◆ YOUR GOAL: Leaving the pictures aside, transcribe every line below exactly.

◆ AVAILABLE DATA:

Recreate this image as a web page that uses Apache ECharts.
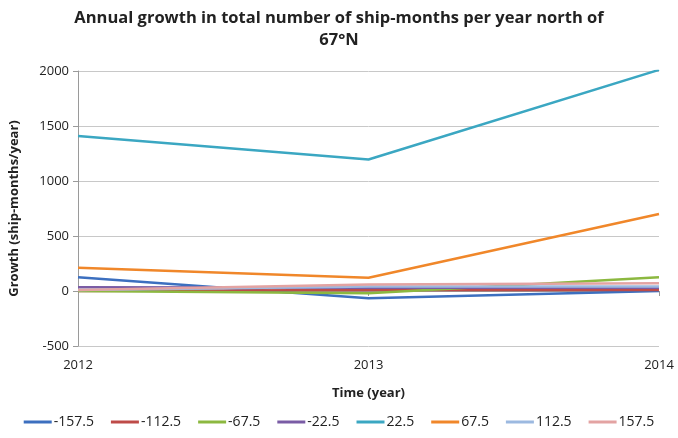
<!DOCTYPE html>
<html><head><meta charset="utf-8">
<script src="https://cdn.jsdelivr.net/npm/echarts@6/dist/echarts.min.js"></script>
<style>html,body{margin:0;padding:0;background:#fff}#c{width:678px;height:438px}</style>
</head><body><div id="c"></div>
<script>
const years = ['2012', '2013', '2014'];
const seriesNames = ['-157.5', '-112.5', '-67.5', '-22.5', '22.5', '67.5', '112.5', '157.5'];
const s_m157 = [125, -67, 0];
const s_m112 = [0, 10, 10];
const s_m67 = [0, -20, 125];
const s_m22 = [33, 30, 30];
const s_p22 = [1410, 1195, 2010];
const s_p67 = [211, 120, 700];
const s_p112 = [10, 40, 40];
const s_p157 = [10, 60, 70];
const yTicks = [-500, 0, 500, 1000, 1500, 2000];

const values = [s_m157, s_m112, s_m67, s_m22, s_p22, s_p67, s_p112, s_p157];
const colors = ['#3c6fbf', '#be4b48', '#8cb840', '#7a5ca5', '#3ba7c2', '#f0872a', '#9cb9e0', '#e3a3a2'];
const font = '"Open Sans", sans-serif';

const chart = echarts.init(document.getElementById('c'));
chart.setOption({
  animation: false,
  title: {
    text: 'Annual growth in total number of ship-months per year north of\n67°N',
    left: 'center', top: 2,
    textStyle: { fontFamily: font, fontSize: 16.5, fontWeight: 'bold', color: '#222', lineHeight: 22 }
  },
  grid: { left: 76, right: 19, top: 71, bottom: 92 },
  legend: {
    bottom: 4, left: 'center', itemWidth: 28, itemHeight: 3, itemGap: 17,
    icon: 'rect',
    textStyle: { fontFamily: font, fontSize: 14, color: '#222', padding: [0, 0, 0, -3] },
    data: seriesNames
  },
  xAxis: {
    type: 'category', data: years, boundaryGap: false,
    name: 'Time (year)', nameLocation: 'middle', nameGap: 41,
    nameTextStyle: { fontFamily: font, fontSize: 13, fontWeight: 'bold', color: '#222' },
    axisLine: { lineStyle: { color: '#9a9a9a' } },
    axisTick: { show: true, length: 5, lineStyle: { color: '#9a9a9a' } },
    axisLabel: { fontFamily: font, fontSize: 13, color: '#222', margin: 13 }
  },
  yAxis: {
    type: 'value', min: -500, max: 2000, interval: 500,
    name: 'Growth (ship-months/year)', nameLocation: 'middle', nameGap: 57,
    nameTextStyle: { fontFamily: font, fontSize: 13, fontWeight: 'bold', color: '#222' },
    axisLine: { show: true, lineStyle: { color: '#9a9a9a' } },
    axisTick: { show: true, length: 5, lineStyle: { color: '#9a9a9a' } },
    splitLine: { lineStyle: { color: '#c8c8c8' } },
    axisLabel: { fontFamily: font, fontSize: 13, color: '#222', margin: 9,
      formatter: v => yTicks.includes(v) ? String(v) : '' }
  },
  series: seriesNames.map((n, i) => ({
    name: n, type: 'line', data: values[i], symbol: 'none',
    lineStyle: { width: 2.5, color: colors[i] }, itemStyle: { color: colors[i] },
    clip: true, z: i === 4 || i === 5 ? 3 : 2
  }))
});
</script></body></html>
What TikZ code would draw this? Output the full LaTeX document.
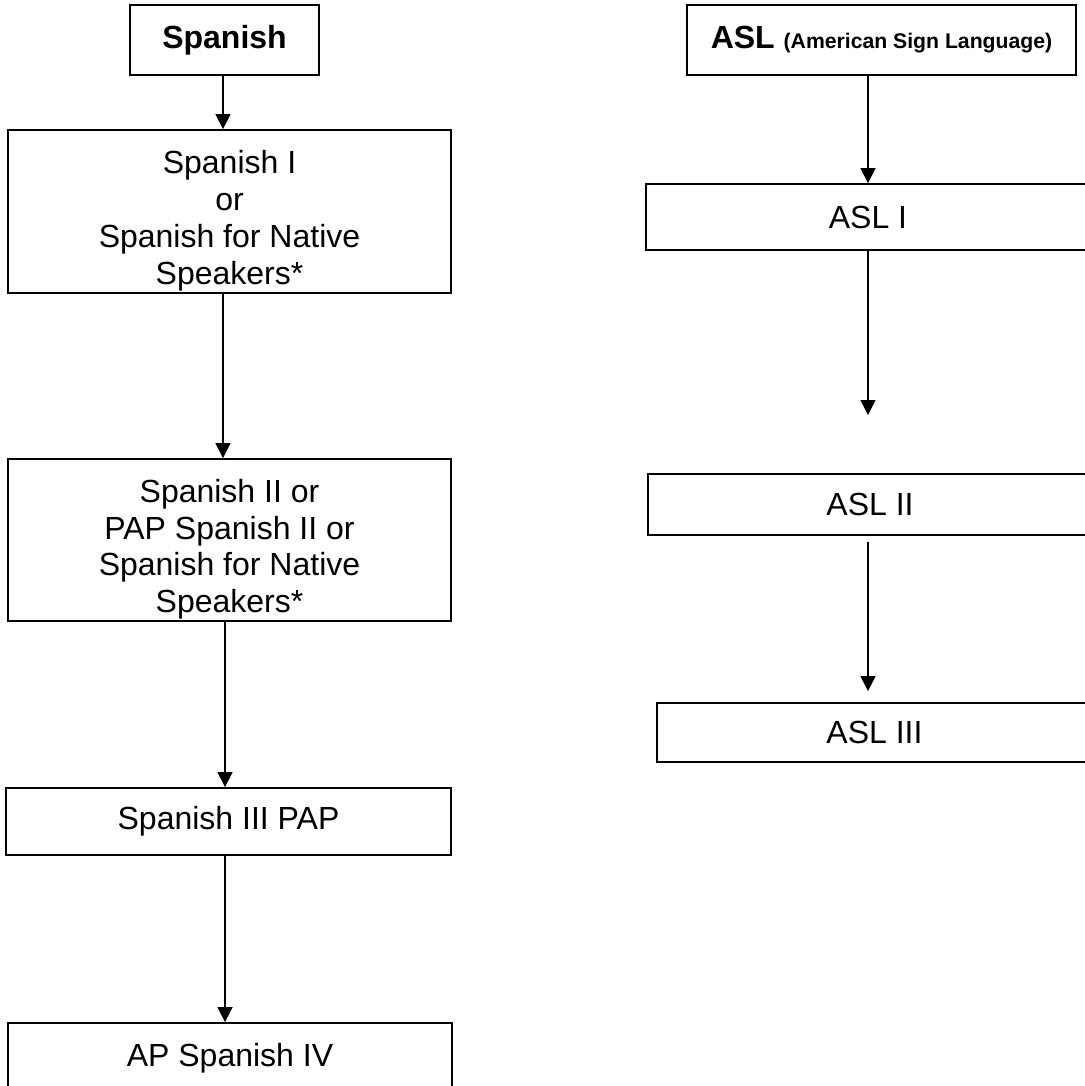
\documentclass[tikz,border=0pt]{standalone}
\usepackage{fontspec}
\setmainfont{Liberation Sans}
\usetikzlibrary{arrows.meta,calc,positioning}
\newcommand{\lowstrut}{\rule{0pt}{17.5pt}}
\tikzset{
coursebox/.style={
  rectangle,
  line width=0.9pt,
  inner sep=0pt,
  align=center,
  draw=black,
  font=\fontsize{16}{18.4}\selectfont,
  }
}
\tikzset{
lowtext/.style={
  text depth=0pt
  }
}
\tikzset{
myline/.style={
  line width=0.75pt,
  -{Triangle[length=7.5pt,width=7.5pt]}
  }
}

\begin{document}
\begin{tikzpicture}[x=0.5pt,y=-0.5pt]
    \useasboundingbox (0,0) rectangle (1085,1086);
    \path[fill=white] (0,0) rectangle (1085,1086);

    % spanish part
    \node[coursebox, minimum width=94.5pt, minimum height=35pt] (sp_head) at (224.5,40) {\textbf{Spanish}};
    \node[coursebox, lowtext, minimum width=221.5pt, minimum height=81.5pt] (sp_1) at (229.5,211.5) {\lowstrut Spanish I\\or\\Spanish for Native\\Speakers*};
    \node[coursebox, lowtext, minimum width=221.5pt, minimum height=81pt] (sp_2) at (229.5,540) {\lowstrut Spanish II or\\PAP Spanish II or\\Spanish for Native\\Speakers*};
    \node[coursebox, minimum width=222.5pt, minimum height=33.5pt] (sp_3) at (228.5,821.5) {Spanish III PAP};
    \node[coursebox, minimum width=222pt, minimum height=35pt] (sp_4) at (230,1058) {AP Spanish IV};

    % asl part
    \node[coursebox, minimum width=194.5pt, minimum height=35pt] (asl_head) at (881.5,40) {\textbf{ASL} {\fontsize{10.6}{12}\selectfont\textbf{(American Sign Language)}}};
    \node[coursebox, minimum width=222pt, minimum height=33pt] (asl_1) at (868,217) {ASL I};
    \node[coursebox, minimum width=222pt, minimum height=30.5pt] (asl_2) at (870,504.5) {ASL II};
    \node[coursebox, minimum width=217.5pt, minimum height=29.5pt] (asl_3) at (874.5,732.5) {ASL III};
    \coordinate (asl_gap) at (868,415);

    % spanish edges
    \draw[myline] (sp_head.south -| 223,0) -- (sp_1.north -| 223,0);
    \draw[myline] (sp_1.south -| 223,0) -- (sp_2.north -| 223,0);
    \draw[myline] (sp_2.south -| 225,0) -- (sp_3.north -| 225,0);
    \draw[myline] (sp_3.south -| 225,0) -- (sp_4.north -| 225,0);

    % asl edges
    \draw[myline] (asl_head.south -| asl_1.north) -- (asl_1.north);
    \draw[myline] (asl_1.south) -- (asl_gap);
    \draw[myline, shorten <=3pt, shorten >=5.5pt] (asl_2.south -| asl_gap) -- (asl_3.north -| asl_gap);
\end{tikzpicture}
\end{document}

◆ RIGHT ANSWER:
Recreate this image as a web page that uses Apache ECharts.
<!DOCTYPE html>
<html><head><meta charset="utf-8">
<script src="https://cdn.jsdelivr.net/npm/echarts@6/dist/echarts.min.js"></script>
<style>html,body{margin:0;padding:0;background:#fff}#c{width:678px;height:438px}</style>
</head><body><div id="c"></div>
<script>
const years = ['2012', '2013', '2014'];
const seriesNames = ['-157.5', '-112.5', '-67.5', '-22.5', '22.5', '67.5', '112.5', '157.5'];
const s_m157 = [125, -67, 0];
const s_m112 = [0, 10, 10];
const s_m67 = [0, -20, 125];
const s_m22 = [33, 30, 30];
const s_p22 = [1410, 1195, 2010];
const s_p67 = [211, 120, 700];
const s_p112 = [10, 40, 40];
const s_p157 = [10, 60, 70];
const yTicks = [-500, 0, 500, 1000, 1500, 2000];

const values = [s_m157, s_m112, s_m67, s_m22, s_p22, s_p67, s_p112, s_p157];
const colors = ['#3c6fbf', '#be4b48', '#8cb840', '#7a5ca5', '#3ba7c2', '#f0872a', '#9cb9e0', '#e3a3a2'];
const font = '"Open Sans", sans-serif';

const chart = echarts.init(document.getElementById('c'));
chart.setOption({
  animation: false,
  title: {
    text: 'Annual growth in total number of ship-months per year north of\n67°N',
    left: 'center', top: 2,
    textStyle: { fontFamily: font, fontSize: 16.5, fontWeight: 'bold', color: '#222', lineHeight: 22 }
  },
  grid: { left: 76, right: 19, top: 71, bottom: 92 },
  legend: {
    bottom: 4, left: 'center', itemWidth: 28, itemHeight: 3, itemGap: 17,
    icon: 'rect',
    textStyle: { fontFamily: font, fontSize: 14, color: '#222', padding: [0, 0, 0, -3] },
    data: seriesNames
  },
  xAxis: {
    type: 'category', data: years, boundaryGap: false,
    name: 'Time (year)', nameLocation: 'middle', nameGap: 41,
    nameTextStyle: { fontFamily: font, fontSize: 13, fontWeight: 'bold', color: '#222' },
    axisLine: { lineStyle: { color: '#9a9a9a' } },
    axisTick: { show: true, length: 5, lineStyle: { color: '#9a9a9a' } },
    axisLabel: { fontFamily: font, fontSize: 13, color: '#222', margin: 13 }
  },
  yAxis: {
    type: 'value', min: -500, max: 2000, interval: 500,
    name: 'Growth (ship-months/year)', nameLocation: 'middle', nameGap: 57,
    nameTextStyle: { fontFamily: font, fontSize: 13, fontWeight: 'bold', color: '#222' },
    axisLine: { show: true, lineStyle: { color: '#9a9a9a' } },
    axisTick: { show: true, length: 5, lineStyle: { color: '#9a9a9a' } },
    splitLine: { lineStyle: { color: '#c8c8c8' } },
    axisLabel: { fontFamily: font, fontSize: 13, color: '#222', margin: 9,
      formatter: v => yTicks.includes(v) ? String(v) : '' }
  },
  series: seriesNames.map((n, i) => ({
    name: n, type: 'line', data: values[i], symbol: 'none',
    lineStyle: { width: 2.5, color: colors[i] }, itemStyle: { color: colors[i] },
    clip: true, z: i === 4 || i === 5 ? 3 : 2
  }))
});
</script></body></html>
What TikZ code would draw this? Output the full LaTeX document.
\documentclass[tikz,border=0pt]{standalone}
\usepackage{fontspec}
\setmainfont{Liberation Sans}
\usetikzlibrary{arrows.meta,calc,positioning}
\newcommand{\lowstrut}{\rule{0pt}{17.5pt}}
\tikzset{
coursebox/.style={
  rectangle,
  line width=0.9pt,
  inner sep=0pt,
  align=center,
  draw=black,
  font=\fontsize{16}{18.4}\selectfont,
  }
}
\tikzset{
lowtext/.style={
  text depth=0pt
  }
}
\tikzset{
myline/.style={
  line width=0.75pt,
  -{Triangle[length=7.5pt,width=7.5pt]}
  }
}

\begin{document}
\begin{tikzpicture}[x=0.5pt,y=-0.5pt]
    \useasboundingbox (0,0) rectangle (1085,1086);
    \path[fill=white] (0,0) rectangle (1085,1086);

    % spanish part
    \node[coursebox, minimum width=94.5pt, minimum height=35pt] (sp_head) at (224.5,40) {\textbf{Spanish}};
    \node[coursebox, lowtext, minimum width=221.5pt, minimum height=81.5pt] (sp_1) at (229.5,211.5) {\lowstrut Spanish I\\or\\Spanish for Native\\Speakers*};
    \node[coursebox, lowtext, minimum width=221.5pt, minimum height=81pt] (sp_2) at (229.5,540) {\lowstrut Spanish II or\\PAP Spanish II or\\Spanish for Native\\Speakers*};
    \node[coursebox, minimum width=222.5pt, minimum height=33.5pt] (sp_3) at (228.5,821.5) {Spanish III PAP};
    \node[coursebox, minimum width=222pt, minimum height=35pt] (sp_4) at (230,1058) {AP Spanish IV};

    % asl part
    \node[coursebox, minimum width=194.5pt, minimum height=35pt] (asl_head) at (881.5,40) {\textbf{ASL} {\fontsize{10.6}{12}\selectfont\textbf{(American Sign Language)}}};
    \node[coursebox, minimum width=222pt, minimum height=33pt] (asl_1) at (868,217) {ASL I};
    \node[coursebox, minimum width=222pt, minimum height=30.5pt] (asl_2) at (870,504.5) {ASL II};
    \node[coursebox, minimum width=217.5pt, minimum height=29.5pt] (asl_3) at (874.5,732.5) {ASL III};
    \coordinate (asl_gap) at (868,415);

    % spanish edges
    \draw[myline] (sp_head.south -| 223,0) -- (sp_1.north -| 223,0);
    \draw[myline] (sp_1.south -| 223,0) -- (sp_2.north -| 223,0);
    \draw[myline] (sp_2.south -| 225,0) -- (sp_3.north -| 225,0);
    \draw[myline] (sp_3.south -| 225,0) -- (sp_4.north -| 225,0);

    % asl edges
    \draw[myline] (asl_head.south -| asl_1.north) -- (asl_1.north);
    \draw[myline] (asl_1.south) -- (asl_gap);
    \draw[myline, shorten <=3pt, shorten >=5.5pt] (asl_2.south -| asl_gap) -- (asl_3.north -| asl_gap);
\end{tikzpicture}
\end{document}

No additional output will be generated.